And, according to testimony from several witnesses, including Kruger's sister, Kruger admitted shooting Gomez Vasquez during the holdup attempt.

Kruger was 16 at the time of the shooting but was certified to stand trial as an adult.

He was also charged with four additional first-degree felonies for a string of armed robberies in the area, including two others the night of the shooting. Those charges were put on hold pending the outcome of his murder trial.

A former neighbor in his Rose Park neighborhood testified Wednesday that the Kruger household was chaotic and his parents fought loudly and often before splitting when Kruger's mother developed cancer and died in 1996.

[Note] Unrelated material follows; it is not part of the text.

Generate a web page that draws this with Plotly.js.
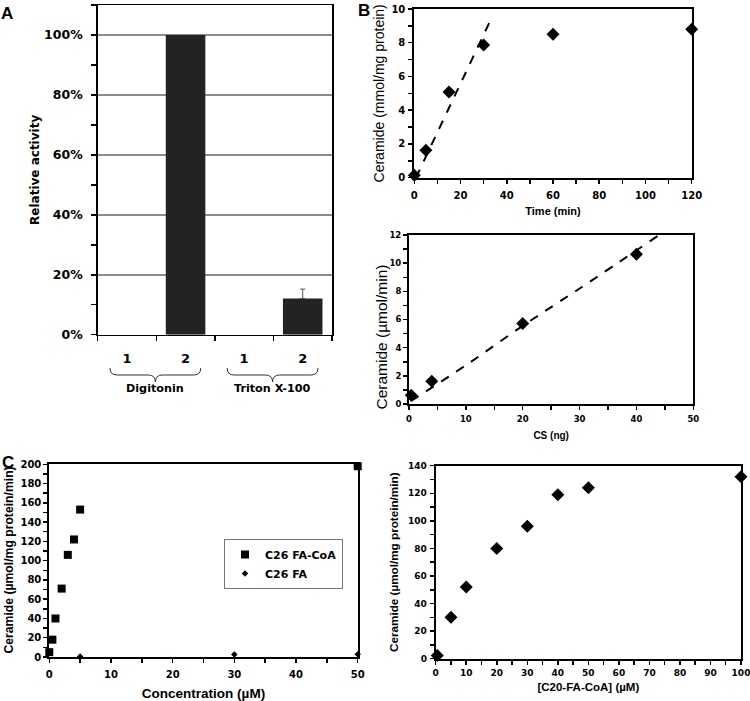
<!DOCTYPE html>
<html><head><meta charset="utf-8">
<script src="https://cdn.plot.ly/plotly-3.0.1.min.js"></script>
<style>html,body{margin:0;padding:0;background:#fff}#chart{width:750px;height:701px}</style>
</head><body><div id="chart"></div>
<script>
// ---- Panel A: relative activity ----
const detergents = ['Digitonin', 'Digitonin', 'Triton X-100', 'Triton X-100'];
const conditions = ['1', '2', '1', '2'];
const relActivity = [0, 1.0, 0, 0.121];
const relActivityErr = [0, 0, 0, 0.031];
// ---- Panel B (top): time course ----
const timeMin = [0, 5, 15, 30, 60, 120];
const ceramideTime = [0.15, 1.63, 5.08, 7.86, 8.5, 8.8];
const timeFitX = [0.7, 32.5];
const timeFitY = [0, 9.2];
// ---- Panel B (bottom): CS dependence ----
const csNg = [0.4, 4, 20, 40];
const ceramideCs = [0.62, 1.62, 5.72, 10.63];
const csFitX = [0.3, 10, 20, 30, 44];
const csFitY = [0.2, 2.75, 5.55, 8.2, 12];
// ---- Panel C (left): concentration ----
const concCoA = [0, 0.5, 1, 2, 3, 4, 5, 50];
const ceramideCoA = [5, 18, 40, 71, 106, 122, 153, 198];
const concFA = [5, 30, 50];
const ceramideFA = [0.5, 2.6, 2.8];
// ---- Panel C (right): C20-FA-CoA ----
const c20Conc = [0.5, 5, 10, 20, 30, 40, 50, 100];
const ceramideC20 = [2.3, 30, 52, 80, 96, 119, 124, 132];

const W = 750, H = 701;
const dx = (a, b) => [a / W, b / W];
const dy = (top, bottom) => [1 - bottom / H, 1 - top / H];

const barX = conditions.map((_, i) => i + 1);
const errPlus = relActivityErr.map(v => v > 0 ? v : NaN);
const errMinus = relActivityErr.map(v => v > 0 ? 0 : NaN);

const black = '#000';
const WIDE = 'DejaVu Sans, Verdana, sans-serif';
const ARIAL = 'Liberation Sans, Arial, sans-serif';
const wide = (size) => ({family: WIDE, size: size, weight: 'bold', color: black});
const arial = (size, weight) => ({family: ARIAL, size: size, weight: weight || 'bold', color: black});

const traces = [
  {type: 'bar', x: barX, y: relActivity, width: 0.675, xaxis: 'x', yaxis: 'y',
   marker: {color: '#232323', line: {width: 0}}, showlegend: false, hoverinfo: 'skip',
   error_y: {type: 'data', array: errPlus, symmetric: false, arrayminus: errMinus,
             color: '#555', thickness: 1, width: 2.5}},
  {type: 'scatter', mode: 'lines', x: timeFitX, y: timeFitY, xaxis: 'x2', yaxis: 'y2',
   line: {color: black, width: 2, dash: 'dash'}, showlegend: false, hoverinfo: 'skip'},
  {type: 'scatter', mode: 'markers', x: timeMin, y: ceramideTime, xaxis: 'x2', yaxis: 'y2', cliponaxis: false,
   marker: {symbol: 'diamond', size: 10, color: black}, showlegend: false},
  {type: 'scatter', mode: 'lines', x: csFitX, y: csFitY, xaxis: 'x3', yaxis: 'y3',
   line: {color: black, width: 2, dash: 'dash', shape: 'spline'}, showlegend: false, hoverinfo: 'skip'},
  {type: 'scatter', mode: 'markers', x: csNg, y: ceramideCs, xaxis: 'x3', yaxis: 'y3', cliponaxis: false,
   marker: {symbol: 'diamond', size: 10, color: black}, showlegend: false},
  {type: 'scatter', mode: 'markers', name: 'C26 FA-CoA', x: concCoA, y: ceramideCoA, xaxis: 'x4', yaxis: 'y4', cliponaxis: false,
   marker: {symbol: 'square', size: 8, color: black}},
  {type: 'scatter', mode: 'markers', name: 'C26 FA', x: concFA, y: ceramideFA, xaxis: 'x4', yaxis: 'y4', cliponaxis: false,
   marker: {symbol: 'diamond', size: 5, color: black}},
  {type: 'scatter', mode: 'markers', x: c20Conc, y: ceramideC20, xaxis: 'x5', yaxis: 'y5', cliponaxis: false,
   marker: {symbol: 'diamond', size: 10, color: black}, showlegend: false}
];

function ax(extra) {
  return Object.assign({
    showline: true, linecolor: black, linewidth: 2, mirror: true,
    ticks: 'outside', ticklen: 4, tickwidth: 1.5, tickcolor: black,
    showgrid: false, zeroline: false, fixedrange: true, ticklabeloverflow: 'allow'
  }, extra);
}
function minor(d) { return {dtick: d, ticks: 'outside', ticklen: 4, tickwidth: 1.5, tickcolor: black, showgrid: false}; }

// Braces under panel A groups
const groups = [];
detergents.forEach((d, i) => {
  const g = groups.find(g => g.name === d);
  if (g) g.end = i + 1; else groups.push({name: d, start: i + 1, end: i + 1});
});
const yTop = 1 - 368 / H, yMid = 1 - 375 / H, yBot = 1 - 382 / H;
const shapes = groups.map(g => {
  const x0 = g.start - 0.29, x1 = g.end + 0.26, xc = (x0 + x1) / 2, d = 0.12;
  return {type: 'path', xref: 'x', yref: 'paper', line: {color: '#333', width: 1},
    path: `M ${x0},${yTop} Q ${x0},${yMid} ${x0 + d},${yMid} L ${xc - d},${yMid} Q ${xc},${yMid} ${xc},${yBot} ` +
          `Q ${xc},${yMid} ${xc + d},${yMid} L ${x1 - d},${yMid} Q ${x1},${yMid} ${x1},${yTop}`};
});
const annotations = groups.map(g => ({
  xref: 'x', yref: 'paper', x: (g.start + g.end) / 2 - 0.02, y: 1 - 388 / H, text: g.name,
  showarrow: false, font: wide(11.2), xanchor: 'center', yanchor: 'middle'
}));
[['A', 7, 13], ['B', 364, 11], ['C', 8, 463]].forEach(([t, px, py]) => annotations.push({
  xref: 'paper', yref: 'paper', x: px / W, y: 1 - py / H, text: t, showarrow: false,
  font: arial(17), xanchor: 'center', yanchor: 'middle'
}));
// rotated y titles placed where the reference puts them
annotations.push({xref: 'paper', yref: 'paper', x: 380.5 / W, y: 1 - 337 / H, text: 'Ceramide (µmol/min)',
  textangle: -90, showarrow: false, font: arial(15.5, 'normal'), xanchor: 'center', yanchor: 'middle'});
annotations.push({xref: 'paper', yref: 'paper', x: 8.5 / W, y: 1 - 560 / H, text: 'Ceramide (µmol/mg protein/min)',
  textangle: -90, showarrow: false, font: arial(12.2), xanchor: 'center', yanchor: 'middle'});

const layout = {
  width: W, height: H, margin: {l: 0, r: 0, t: 0, b: 0},
  paper_bgcolor: '#fff', plot_bgcolor: '#fff',
  font: {family: ARIAL, size: 10, color: black, weight: 'bold'},
  showlegend: true,
  legend: {x: 224 / W, y: 1 - 539 / H, xanchor: 'left', yanchor: 'top', bordercolor: '#777', borderwidth: 1,
           bgcolor: '#fff', font: wide(11), tracegroupgap: 0, itemwidth: 30},
  xaxis: ax({domain: dx(97.7, 332), anchor: 'y', range: [0.5, 4.5], tickmode: 'array', tickvals: barX,
             ticktext: conditions, ticks: '', linewidth: 1.5, tickfont: wide(13), ticklabelstandoff: 11,
             minor: {tickvals: [0.5, 1.5, 2.5, 3.5, 4.5], ticks: 'outside', ticklen: 5, tickwidth: 1.5, tickcolor: black, showgrid: false}}),
  yaxis: ax({domain: dy(5, 334.7), anchor: 'x', range: [0, 1.1], tick0: 0, dtick: 0.2, tickformat: '.0%',
             linewidth: 1.5, ticklen: 5, showgrid: true, gridcolor: '#8c8c8c', gridwidth: 1.5, tickfont: wide(12.5),
             ticklabelstandoff: 6,
             minor: {dtick: 0.1, ticks: 'outside', ticklen: 5, tickwidth: 1.5, tickcolor: black, showgrid: false},
             title: {text: 'Relative activity', font: wide(12), standoff: 2}}),
  xaxis2: ax({domain: dx(414.3, 691.7), anchor: 'y2', range: [0, 120], dtick: 20, minor: minor(10),
              tickfont: wide(10), ticklabelstandoff: 3,
              title: {text: 'Time (min)', font: arial(11), standoff: 8}}),
  yaxis2: ax({domain: dy(9, 177.7), anchor: 'x2', range: [0, 10], dtick: 2, minor: minor(1),
              tickfont: wide(10), ticklabelstandoff: 1,
              title: {text: 'Ceramide (mmol/mg protein)', font: arial(14, 'normal'), standoff: 3}}),
  xaxis3: ax({domain: dx(409, 693.3), anchor: 'y3', range: [0, 50], dtick: 10, minor: minor(5),
              tickfont: wide(8.5), ticklabelstandoff: 2,
              title: {text: 'CS (ng)', font: arial(10), standoff: 9}}),
  yaxis3: ax({domain: dy(235, 404), anchor: 'x3', range: [0, 12], dtick: 2, minor: minor(1), tickfont: wide(8.5)}),
  xaxis4: ax({domain: dx(49.3, 357.7), anchor: 'y4', range: [0, 50], dtick: 10, minor: minor(5),
              tickfont: wide(10), ticklabelstandoff: 3,
              title: {text: 'Concentration (µM)', font: arial(13.5), standoff: 9.5}}),
  yaxis4: ax({domain: dy(464.3, 657), anchor: 'x4', range: [0, 200], dtick: 20, minor: minor(10), tickfont: wide(10)}),
  xaxis5: ax({domain: dx(435.7, 741), anchor: 'y5', range: [0, 100], dtick: 10, minor: minor(5), tickfont: wide(9),
              title: {text: '[C20-FA-CoA] (µM)', font: arial(11.5), standoff: 6}}),
  yaxis5: ax({domain: dy(465.7, 658.7), anchor: 'x5', range: [0, 140], dtick: 20, minor: minor(10), tickfont: wide(9),
              ticklabelstandoff: 1,
              title: {text: 'Ceramide (µmol/mg protein/min)', font: arial(11.7), standoff: 7}}),
  shapes: shapes,
  annotations: annotations
};

Plotly.newPlot('chart', traces, layout, {displayModeBar: false, staticPlot: true});
</script>
</body></html>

Four children, with Kruger the oldest at 14, were left alone in the house, according to the neighbor, abandoned by their father after he met another woman.

Vickie Gregory, a psychologist who evaluated Kruger, said he was homeless and living on the streets for some months before eventually being allowed to live in a tent in his father's backyard. He was allowed to come inside the house when his stepmother was not there, Gregory said.

She said Kruger showed signs of physical abuse and also demonstrated signs of alcoholism and some drug use. The abuse left Kruger with some physical impairment, including poor coordination in his right hand, Gregory testified.

In his closing statement to the 3rd District Court jury, Scowcroft argued Kruger is not guilty of murder because he had no intent to shoot Gomez Vasquez. He did point the gun at him, Scowcroft said, but prosecutors presented no evidence that Kruger intended to rob the man.

Scowcroft earlier in the trial tried to have the lesser offense of manslaughter, a second-degree felony, included in the charge, a motion denied by Judge Leslie A. Lewis.

Lewis set sentencing for Kruger, who faces five years to life in prison, for June 24.